■ Problem description ■
From the very first line of the data to the line containing "20, 18.5, 17, 15.5, 14.5, 13.5, 12.5]", retype everything exactly, leaving the pictures behind.

::::::

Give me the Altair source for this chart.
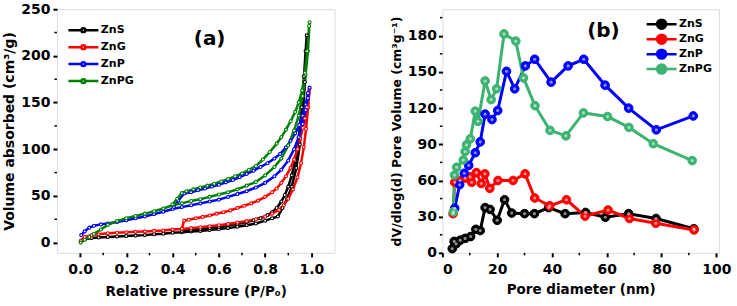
import altair as alt
import pandas as pd

FONT = "DejaVu Sans"
SAMPLES = ["ZnS", "ZnG", "ZnP", "ZnPG"]
COLORS_A = ["#000000", "#ff0000", "#0000ff", "#008000"]
COLORS_B = ["#000000", "#ff0000", "#0000ff", "#3cb371"]

# ---------- (a) N2 adsorption / desorption isotherms ----------
zns_ads_p = [0.003, 0.02, 0.05, 0.08, 0.12, 0.16, 0.20, 0.24, 0.28, 0.32, 0.36, 0.40, 0.44, 0.48, 0.52, 0.56,
             0.60, 0.64, 0.68, 0.72, 0.76, 0.80, 0.83, 0.855, 0.875, 0.895, 0.915, 0.935, 0.95, 0.962, 0.972, 0.98]
zns_ads_v = [1, 3.5, 5, 5.5, 6, 6.5, 7, 7.5, 8, 9, 9.5, 10.5, 11, 12, 12.5, 13.5,
             14.5, 15.5, 17, 18.5, 20.5, 23.5, 26, 28, 37, 47, 60, 80, 105, 135, 172, 222]
zns_des_p = [0.975, 0.968, 0.958, 0.945, 0.93, 0.915, 0.90, 0.885, 0.87, 0.85, 0.83, 0.81, 0.78, 0.75, 0.72,
             0.68, 0.64, 0.60, 0.56, 0.52, 0.48, 0.44]
zns_des_v = [205, 178, 145, 112, 88, 72, 60, 51, 44, 37, 32.5, 29.5, 26, 24, 22,
             20, 18.5, 17, 15.5, 14.5, 13.5, 12.5]

zng_ads_p = [0.003, 0.02, 0.05, 0.08, 0.12, 0.16, 0.20, 0.24, 0.28, 0.32, 0.36, 0.40, 0.44, 0.48, 0.52, 0.56,
             0.60, 0.64, 0.68, 0.72, 0.76, 0.80, 0.83, 0.86, 0.88, 0.90, 0.92, 0.94, 0.955, 0.967, 0.977, 0.986, 0.992]
zng_ads_v = [2, 6, 8, 9, 10, 10.5, 11, 11.5, 12, 12.5, 13, 14, 14.5, 15.5, 16.5, 17.5,
             18.5, 20, 21.5, 23, 25, 28, 31, 35, 40, 47, 57, 70, 85, 102, 122, 145, 165]
zng_des_p = [0.988, 0.98, 0.972, 0.963, 0.952, 0.94, 0.925, 0.91, 0.89, 0.87, 0.85, 0.83, 0.80, 0.77, 0.74,
             0.71, 0.68, 0.65, 0.62, 0.59, 0.56, 0.53, 0.50, 0.47, 0.45, 0.44]
zng_des_v = [160, 145, 133, 123, 112, 100, 89, 80, 71, 64, 58, 54, 49, 45, 42,
             39.5, 37, 34.5, 32.5, 31, 29, 27.5, 26, 24.5, 23.5, 15]

znp_ads_p = [0.005, 0.02, 0.04, 0.06, 0.09, 0.12, 0.16, 0.20, 0.24, 0.28, 0.32, 0.36, 0.40, 0.44, 0.48, 0.52,
             0.56, 0.60, 0.64, 0.68, 0.72, 0.76, 0.80, 0.84, 0.87, 0.90, 0.925, 0.945, 0.962, 0.975, 0.985, 0.992]
znp_ads_v = [8, 12, 16, 18, 19.5, 20.5, 22, 24, 26, 28, 30.5, 33, 36, 38, 40, 42,
             44, 46, 49, 52, 55, 59, 64, 71, 78, 88, 100, 113, 127, 142, 155, 166]
znp_des_p = [0.985, 0.975, 0.962, 0.948, 0.93, 0.91, 0.89, 0.865, 0.84, 0.81, 0.78, 0.75, 0.72, 0.69, 0.66,
             0.63, 0.60, 0.57, 0.54, 0.51, 0.48, 0.45, 0.425, 0.405]
znp_des_v = [160, 148, 136, 126, 117, 109, 102, 95, 90, 85, 81, 77, 73.5, 70, 67,
             64.5, 62, 60, 58, 56, 54, 52.5, 45, 38]

znpg_ads_p = [0.003, 0.02, 0.04, 0.06, 0.09, 0.12, 0.16, 0.20, 0.24, 0.28, 0.32, 0.36, 0.40, 0.44, 0.48, 0.52,
              0.56, 0.60, 0.64, 0.68, 0.72, 0.76, 0.80, 0.84, 0.87, 0.90, 0.925, 0.945, 0.962, 0.975, 0.985, 0.992]
znpg_ads_v = [0, 3, 6, 9.5, 14, 19, 23, 26, 28.5, 31, 33.5, 36.5, 40, 42, 44.5, 46.5,
              49, 51.5, 54, 57, 61, 65, 72, 81, 90, 104, 120, 136, 157, 180, 205, 236]
znpg_des_p = [0.99, 0.982, 0.972, 0.96, 0.945, 0.93, 0.91, 0.89, 0.87, 0.85, 0.82, 0.79, 0.76, 0.73, 0.70,
              0.67, 0.64, 0.61, 0.58, 0.55, 0.52, 0.49, 0.46, 0.44, 0.42, 0.40]
znpg_des_v = [232, 205, 182, 163, 150, 140, 130, 121, 113, 106, 97, 89, 82, 78, 74,
              71, 68, 65.5, 63, 61, 59, 57, 55, 53, 47, 41]

A_XTICKS = [0.0, 0.2, 0.4, 0.6, 0.8, 1.0]
A_XMINOR = [0.1, 0.3, 0.5, 0.7, 0.9]
A_YTICKS = [0, 50, 100, 150, 200, 250]
A_YMINOR = [25, 75, 125, 175, 225]

# ---------- (b) pore size distribution ----------
zns_d = [3.6, 4.3, 5.0, 6.5, 8.3, 10.3, 12.2, 13.8, 15.6, 17.4, 20.0, 22.7, 25.3, 30.0, 33.6, 38.8,
         44.8, 52.3, 59.5, 68.0, 78.0, 91.8]
zns_dv = [3.5, 9.5, 7.5, 10.5, 12, 13.5, 19.5, 18.5, 37.5, 36, 27, 44, 33, 32.5, 32.5, 37.5,
          32.5, 33.5, 29.5, 32.5, 28.5, 20]
zng_d = [3.9, 4.5, 6.4, 8.3, 10.1, 10.7, 12.4, 14.2, 15.5, 17.3, 20.3, 25.8, 30.2, 33.7, 39.2, 45.3,
         52.1, 60.5, 68.3, 77.9, 91.9]
zng_dv = [32.5, 58.5, 60, 62, 63, 58.5, 66.5, 57.5, 65.5, 53.5, 60, 60, 65.5, 45.5, 39, 44,
          30.5, 35.5, 28.5, 24.5, 19]
znp_d = [4.5, 6.3, 8.0, 9.6, 12.0, 13.8, 15.6, 18.1, 20.2, 23.4, 26.4, 30.3, 33.7, 39.7, 45.9, 51.6,
         59.4, 68.0, 78.1, 91.6]
znp_dv = [37, 56.5, 66, 72.5, 83, 92, 115, 110.5, 118, 150.5, 136, 155, 160.5, 141.5, 155, 160.5,
          139, 120, 102, 113.5]
znpg_d = [4.0, 4.4, 5.2, 7.6, 8.3, 8.8, 10.2, 12.0, 13.0, 15.6, 17.8, 19.8, 22.5, 26.8, 29.6, 33.8,
          39.3, 45.1, 51.5, 60.3, 68.1, 77.0, 91.2]
znpg_dv = [34, 64.5, 71, 77, 84, 89.5, 94.5, 117.5, 109, 142.5, 127, 136, 181.5, 175.5, 145, 122,
           101.5, 97, 116, 113, 104, 90.5, 76.5]

B_XTICKS = [0, 20, 40, 60, 80, 100]
B_XMINOR = [10, 30, 50, 70, 90]
B_YTICKS = [0, 30, 60, 90, 120, 150, 180]
B_YMINOR = [15, 45, 75, 105, 135, 165, 195]

# ---------- tables ----------
iso_rows = []
for name, ap, av, dp, dv in [
    ("ZnS", zns_ads_p, zns_ads_v, zns_des_p, zns_des_v),
    ("ZnG", zng_ads_p, zng_ads_v, zng_des_p, zng_des_v),
    ("ZnP", znp_ads_p, znp_ads_v, znp_des_p, znp_des_v),
    ("ZnPG", znpg_ads_p, znpg_ads_v, znpg_des_p, znpg_des_v),
]:
    for i, (p, v) in enumerate(zip(ap + dp, av + dv)):
        iso_rows.append({"sample": name, "p": p, "v": v, "idx": i})
iso = pd.DataFrame(iso_rows)

psd_rows = []
for name, ds, vs in [("ZnS", zns_d, zns_dv), ("ZnG", zng_d, zng_dv),
                     ("ZnP", znp_d, znp_dv), ("ZnPG", znpg_d, znpg_dv)]:
    for i, (d, v) in enumerate(zip(ds, vs)):
        psd_rows.append({"sample": name, "d": d, "v": v, "idx": i})
psd = pd.DataFrame(psd_rows)

W_A, W_B, H = 278, 277, 244

axis_style = dict(labelFont=FONT, labelFontSize=14, labelFontWeight="bold", labelColor="black",
                  titleFont=FONT, titleFontWeight="bold", titleColor="black",
                  tickColor="black", tickWidth=2, tickSize=4, domain=False, grid=False)


def legend(x, y, path, row_pad):
    return alt.Legend(title=None, orient="none", legendX=x, legendY=y, symbolType=path,
                      symbolSize=900, symbolStrokeWidth=2.5, labelFont=FONT, labelFontSize=11,
                      labelFontWeight="bold", labelColor="black", labelOffset=1,
                      clipHeight=12, rowPadding=row_pad, padding=0)


PATH_A = "M-1,0L-0.13,0M0.13,0L1,0M-0.13,0A0.13,0.13 0 1 1 0.13,0A0.13,0.13 0 1 1 -0.13,0"
PATH_B = "M-1,0L1,0M-0.3,0A0.3,0.3 0 1 1 0.3,0A0.3,0.3 0 1 1 -0.3,0"

# ---------- panel (a) ----------
xa = alt.X("p:Q", scale=alt.Scale(domain=[-0.1, 1.1], nice=False, zero=False),
           axis=alt.Axis(values=A_XTICKS, format=".1f", title="Relative pressure (P/P₀)",
                         titleFontSize=13.5, labelPadding=6, titlePadding=8, **axis_style))
ya = alt.Y("v:Q", scale=alt.Scale(domain=[-11, 250], nice=False, zero=False),
           axis=alt.Axis(values=A_YTICKS, title="Volume absorbed (cm³/g)",
                         titleFontSize=14, labelPadding=3, titlePadding=4, **axis_style))
stroke_a = alt.Stroke("sample:N", scale=alt.Scale(domain=SAMPLES, range=COLORS_A),
                      legend=legend(10, 15, PATH_A, 5))

base_a = alt.Chart(iso)
line_a = base_a.mark_line(strokeWidth=2.5).encode(x=xa, y=ya, stroke=stroke_a, order="idx:Q")
pts_a = base_a.mark_point(filled=False, fill="white", size=9, strokeWidth=1.1, opacity=1).encode(
    x=xa, y=ya, stroke=stroke_a)
yminor_a = alt.Chart(pd.DataFrame({"v": A_YMINOR})).mark_rule(color="black", strokeWidth=1.5).encode(
    y=ya, x=alt.value(-2.5), x2=alt.value(0))
xminor_a = alt.Chart(pd.DataFrame({"p": A_XMINOR})).mark_rule(color="black", strokeWidth=1.5).encode(
    x=xa, y=alt.value(H), y2=alt.value(H + 2.5))
label_a = alt.Chart(pd.DataFrame({"p": [0.56], "v": [218], "t": ["(a)"]})).mark_text(
    font=FONT, fontSize=20, fontWeight="bold", color="black").encode(x=xa, y=ya, text="t:N")

panel_a = alt.layer(line_a, pts_a, yminor_a, xminor_a, label_a).properties(width=W_A, height=H)

# ---------- panel (b) ----------
xb = alt.X("d:Q", scale=alt.Scale(domain=[0, 101], nice=False, zero=False),
           axis=alt.Axis(values=B_XTICKS, title="Pore diameter (nm)",
                         titleFontSize=13.5, labelPadding=6, titlePadding=6, **axis_style))
yb = alt.Y("v:Q", scale=alt.Scale(domain=[0, 202], nice=False, zero=False),
           axis=alt.Axis(values=B_YTICKS, title="dV/dlog(d) Pore Volume (cm³g⁻¹)",
                         titleFontSize=12.5, labelPadding=2, titlePadding=4, **axis_style))
stroke_b = alt.Stroke("sample:N", scale=alt.Scale(domain=SAMPLES, range=COLORS_B),
                      legend=legend(203, 9, PATH_B, 3))
fill_b = alt.Fill("sample:N", scale=alt.Scale(domain=SAMPLES, range=COLORS_B),
                  legend=legend(203, 9, PATH_B, 3))

base_b = alt.Chart(psd)
line_b = base_b.mark_line(strokeWidth=3).encode(x=xb, y=yb, stroke=stroke_b, order="idx:Q")
pts_b = base_b.mark_point(filled=True, size=75, strokeWidth=1, opacity=1).encode(
    x=xb, y=yb, fill=fill_b, stroke=stroke_b)
shine_b = base_b.mark_point(filled=True, size=10, color="white", opacity=0.55).encode(x=xb, y=yb)
yminor_b = alt.Chart(pd.DataFrame({"v": B_YMINOR})).mark_rule(color="black", strokeWidth=1.5).encode(
    y=yb, x=alt.value(-2.5), x2=alt.value(0))
xminor_b = alt.Chart(pd.DataFrame({"d": B_XMINOR})).mark_rule(color="black", strokeWidth=1.5).encode(
    x=xb, y=alt.value(H), y2=alt.value(H + 2.5))
label_b = alt.Chart(pd.DataFrame({"d": [58.8], "v": [184], "t": ["(b)"]})).mark_text(
    font=FONT, fontSize=20, fontWeight="bold", color="black").encode(x=xb, y=yb, text="t:N")

panel_b = alt.layer(line_b, pts_b, shine_b, yminor_b, xminor_b, label_b).properties(width=W_B, height=H)

chart = (
    alt.hconcat(panel_a, panel_b, spacing=108, bounds="flush",
                padding={"left": 2, "top": 1, "right": 5, "bottom": 0})
    .resolve_scale(stroke="independent", fill="independent")
    .resolve_legend(stroke="independent", fill="independent")
    .configure_view(stroke="black", strokeWidth=2)
    .configure(background="white")
)

chart.save("out.html", embed_options={"renderer": "svg", "actions": False})
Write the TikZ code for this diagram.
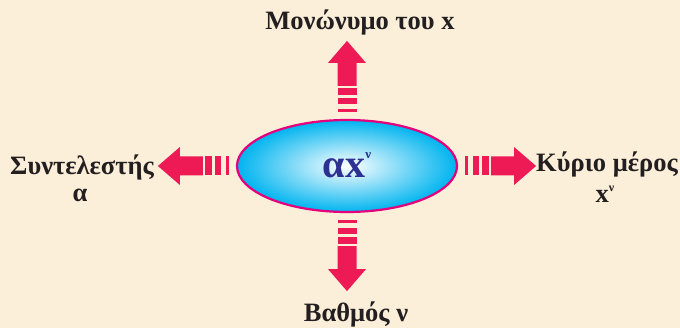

::::::

■ Exercise result ■
Give me the Altair source for this chart.
import altair as alt
import pandas as pd

FONT = "DejaVu Sans"
SAMPLES = ["ZnS", "ZnG", "ZnP", "ZnPG"]
COLORS_A = ["#000000", "#ff0000", "#0000ff", "#008000"]
COLORS_B = ["#000000", "#ff0000", "#0000ff", "#3cb371"]

# ---------- (a) N2 adsorption / desorption isotherms ----------
zns_ads_p = [0.003, 0.02, 0.05, 0.08, 0.12, 0.16, 0.20, 0.24, 0.28, 0.32, 0.36, 0.40, 0.44, 0.48, 0.52, 0.56,
             0.60, 0.64, 0.68, 0.72, 0.76, 0.80, 0.83, 0.855, 0.875, 0.895, 0.915, 0.935, 0.95, 0.962, 0.972, 0.98]
zns_ads_v = [1, 3.5, 5, 5.5, 6, 6.5, 7, 7.5, 8, 9, 9.5, 10.5, 11, 12, 12.5, 13.5,
             14.5, 15.5, 17, 18.5, 20.5, 23.5, 26, 28, 37, 47, 60, 80, 105, 135, 172, 222]
zns_des_p = [0.975, 0.968, 0.958, 0.945, 0.93, 0.915, 0.90, 0.885, 0.87, 0.85, 0.83, 0.81, 0.78, 0.75, 0.72,
             0.68, 0.64, 0.60, 0.56, 0.52, 0.48, 0.44]
zns_des_v = [205, 178, 145, 112, 88, 72, 60, 51, 44, 37, 32.5, 29.5, 26, 24, 22,
             20, 18.5, 17, 15.5, 14.5, 13.5, 12.5]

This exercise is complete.